Stated goal: Only the lines from the start of the data to the line containing "plt.rcParams['mathtext.it'] = 'Liberation", both included, should be output, exactly and without pictures.

>> start

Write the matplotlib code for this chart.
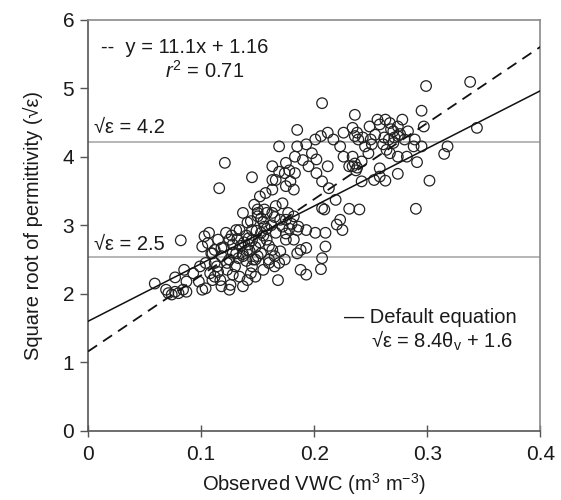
import matplotlib
matplotlib.use("Agg")
import matplotlib.pyplot as plt
import numpy as np

plt.rcParams['font.family'] = ['Liberation Sans', 'DejaVu Sans']
plt.rcParams['mathtext.fontset'] = 'custom'
plt.rcParams['mathtext.rm'] = 'Liberation Sans'
plt.rcParams['mathtext.it'] = 'Liberation Sans:italic'

# (observed VWC, sqrt permittivity), grouped by region
scattered = [(0.059, 2.15), (0.082, 2.78), (0.116, 3.54), (0.121, 3.91), (0.145, 3.70),
             (0.207, 4.78), (0.299, 5.03), (0.338, 5.09), (0.344, 4.42), (0.295, 4.67),
             (0.297, 4.44), (0.315, 4.04), (0.318, 4.15), (0.302, 3.65), (0.290, 3.24),
             (0.291, 3.92), (0.295, 4.15)]

upper_cluster = [(0.236, 4.61), (0.274, 4.00), (0.274, 3.75), (0.263, 3.65), (0.253, 3.66),
                 (0.258, 3.83), (0.240, 3.23), (0.231, 3.24), (0.225, 2.93), (0.223, 3.08),
                 (0.220, 3.01), (0.210, 2.89), (0.210, 2.69), (0.207, 2.52), (0.206, 2.36),
                 (0.201, 2.89), (0.207, 3.25), (0.209, 3.23), (0.219, 3.37), (0.213, 3.54),
                 (0.207, 3.64), (0.212, 3.86), (0.202, 3.96), (0.198, 4.05), (0.195, 3.86),
                 (0.202, 3.76), (0.185, 4.39), (0.169, 4.15), (0.185, 4.15), (0.183, 4.00),
                 (0.193, 4.18), (0.201, 4.25), (0.206, 4.30), (0.212, 4.35), (0.217, 4.25),
                 (0.226, 4.35), (0.223, 4.15), (0.226, 4.00), (0.234, 4.00), (0.231, 3.86),
                 (0.234, 3.86), (0.236, 3.90), (0.238, 3.84), (0.237, 3.80), (0.242, 3.93),
                 (0.242, 3.64), (0.239, 4.25), (0.236, 4.30), (0.238, 4.35), (0.234, 4.42),
                 (0.249, 4.44), (0.256, 4.54), (0.258, 4.47), (0.263, 4.54), (0.267, 4.49),
                 (0.270, 4.37), (0.274, 4.44), (0.278, 4.54), (0.283, 4.37), (0.280, 4.25),
                 (0.274, 4.30), (0.266, 4.25), (0.261, 4.18), (0.254, 4.32), (0.250, 4.25),
                 (0.270, 4.20), (0.289, 4.25), (0.288, 4.15), (0.282, 4.00), (0.267, 4.05),
                 (0.264, 4.10), (0.251, 4.18), (0.245, 4.15), (0.248, 4.05), (0.258, 3.71),
                 (0.271, 4.28), (0.276, 4.33), (0.268, 4.40), (0.262, 4.28), (0.243, 4.28)]

middle_cluster = [(0.163, 3.86), (0.166, 3.66), (0.163, 3.52), (0.157, 3.47), (0.169, 3.78),
                  (0.174, 3.76), (0.175, 3.91), (0.179, 3.64), (0.175, 3.57), (0.183, 3.76),
                  (0.182, 3.52), (0.163, 3.66), (0.152, 3.42), (0.172, 3.32), (0.190, 3.95),
                  (0.178, 3.80)]

dense_cluster = [(0.069, 2.06), (0.071, 2.01), (0.074, 1.99), (0.077, 2.03), (0.080, 2.01),
                 (0.084, 2.06), (0.087, 2.03), (0.077, 2.24), (0.085, 2.35), (0.087, 2.18),
                 (0.093, 2.30), (0.098, 2.18), (0.101, 2.06), (0.104, 2.08), (0.099, 2.40),
                 (0.104, 2.45), (0.103, 2.84), (0.107, 2.89), (0.106, 2.74), (0.109, 2.59),
                 (0.112, 2.64), (0.114, 2.40), (0.112, 2.25), (0.117, 2.20), (0.118, 2.11),
                 (0.125, 2.06), (0.126, 2.13), (0.123, 2.45), (0.125, 2.79), (0.122, 2.89),
                 (0.128, 2.72), (0.131, 2.93), (0.131, 2.59), (0.130, 2.40), (0.134, 2.25),
                 (0.137, 2.11), (0.141, 2.20), (0.144, 2.30), (0.137, 2.55), (0.141, 2.64),
                 (0.142, 2.81), (0.145, 2.93), (0.144, 3.06), (0.150, 3.13), (0.147, 3.30),
                 (0.150, 3.23), (0.153, 2.89), (0.156, 2.98), (0.158, 2.79), (0.153, 2.59),
                 (0.148, 2.50), (0.148, 2.25), (0.160, 2.50), (0.163, 2.64), (0.166, 2.89),
                 (0.168, 2.20), (0.169, 2.45), (0.174, 2.50), (0.175, 2.79), (0.172, 2.98),
                 (0.175, 3.08), (0.177, 3.18), (0.182, 3.13), (0.185, 2.93), (0.182, 2.79),
                 (0.186, 2.98), (0.188, 2.64), (0.193, 2.67), (0.185, 2.59), (0.188, 2.35),
                 (0.193, 2.28), (0.193, 2.93), (0.166, 3.28), (0.163, 3.18), (0.158, 3.18),
                 (0.156, 3.23), (0.137, 3.18), (0.141, 3.04), (0.134, 2.93), (0.115, 2.79),
                 (0.118, 2.67), (0.101, 2.69), (0.110, 2.59),
                 (0.138, 2.75), (0.142, 2.72), (0.145, 2.78), (0.140, 2.85), (0.135, 2.70),
                 (0.148, 2.68), (0.143, 2.62), (0.137, 2.58), (0.150, 2.55), (0.146, 2.50),
                 (0.140, 2.48), (0.133, 2.52), (0.128, 2.60), (0.152, 2.75), (0.155, 2.85),
                 (0.149, 2.92), (0.158, 2.95), (0.162, 3.00), (0.155, 3.05), (0.160, 2.70),
                 (0.165, 2.55), (0.170, 2.62), (0.175, 2.88), (0.178, 2.95), (0.180, 3.02),
                 (0.170, 3.08), (0.165, 3.12), (0.150, 3.18), (0.153, 3.10), (0.127, 2.85),
                 (0.132, 2.80), (0.120, 2.68), (0.118, 2.55), (0.123, 2.35), (0.128, 2.28),
                 (0.145, 2.40), (0.155, 2.35), (0.160, 2.45), (0.165, 2.40), (0.125, 2.50),
                 (0.112, 2.45), (0.108, 2.30), (0.115, 2.32), (0.110, 2.20)]

# fitted and default equations, horizontal reference levels
fit_slope, fit_icpt = 11.1, 1.16
default_slope, default_icpt = 8.4, 1.6
ref_levels = [4.22, 2.54]
x_ticks = [0, 0.1, 0.2, 0.3, 0.4]
y_ticks = [0, 1, 2, 3, 4, 5, 6]

pts = np.array(scattered + upper_cluster + middle_cluster + dense_cluster)

fig = plt.figure(figsize=(5.61, 5.0), dpi=100)
ax = fig.add_axes([0.157, 0.138, 0.806, 0.823])

txt = '#1a1a1a'
for lv in ref_levels:
    ax.axhline(lv, color='#b0b0b0', lw=1.3, zorder=1)

ax.scatter(pts[:, 0], pts[:, 1], s=58, facecolors='none', edgecolors='#222222',
           linewidths=0.9, zorder=2)

xx = np.array([0, 0.4])
ax.plot(xx, fit_slope * xx + fit_icpt, color='#111111', lw=1.3, ls=(0, (6, 4)), zorder=3)
ax.plot(xx, default_slope * xx + default_icpt, color='#111111', lw=1.1, zorder=3)

fs = 14.5
ax.text(0.011, 5.59, '--  y = 11.1x + 1.16', fontsize=fs, color=txt, va='center')
ax.text(0.068, 5.25, r'$\mathit{r}^\mathregular{2}$ = 0.71', fontsize=fs, color=txt, va='center')
ax.text(0.005, 4.42, '√ε = 4.2', fontsize=fs, color=txt, va='center')
ax.text(0.005, 2.72, '√ε = 2.5', fontsize=fs, color=txt, va='center')
ax.text(0.379, 1.65, '— Default equation', fontsize=fs, color=txt, va='center', ha='right')
ax.text(0.376, 1.31, r'√ε = 8.4θ$_\mathregular{v}$ + 1.6', fontsize=fs, color=txt,
        va='center', ha='right')

ax.set_xlim(0, 0.4)
ax.set_ylim(0, 6)
ax.set_xticks(x_ticks)
ax.set_xticklabels(['0', '0.1', '0.2', '0.3', '0.4'])
ax.set_yticks(y_ticks)
ax.tick_params(axis='x', direction='inout', length=8, width=1, colors='#555555',
               labelcolor=txt, labelsize=15, pad=6)
ax.tick_params(axis='y', direction='out', length=6, width=1, colors='#555555',
               labelcolor=txt, labelsize=15, pad=4)

for side in ['left', 'bottom']:
    ax.spines[side].set_color('#555555')
    ax.spines[side].set_linewidth(1.2)
for side in ['top', 'right']:
    ax.spines[side].set_color('#8a8a8a')
    ax.spines[side].set_linewidth(1.2)

ax.set_xlabel(r'Observed VWC (m$^\mathregular{3}$ m$^\mathregular{−3}$)', fontsize=fs,
              color=txt, labelpad=5)
ax.set_ylabel('Square root of permittivity (√ε)', fontsize=fs, color=txt, labelpad=14)

fig.savefig('out.png', dpi=100)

>> end

Problem solution:
Write the matplotlib code for this chart.
import matplotlib
matplotlib.use("Agg")
import matplotlib.pyplot as plt
import numpy as np

plt.rcParams['font.family'] = ['Liberation Sans', 'DejaVu Sans']
plt.rcParams['mathtext.fontset'] = 'custom'
plt.rcParams['mathtext.rm'] = 'Liberation Sans'
plt.rcParams['mathtext.it'] = 'Liberation Sans:italic'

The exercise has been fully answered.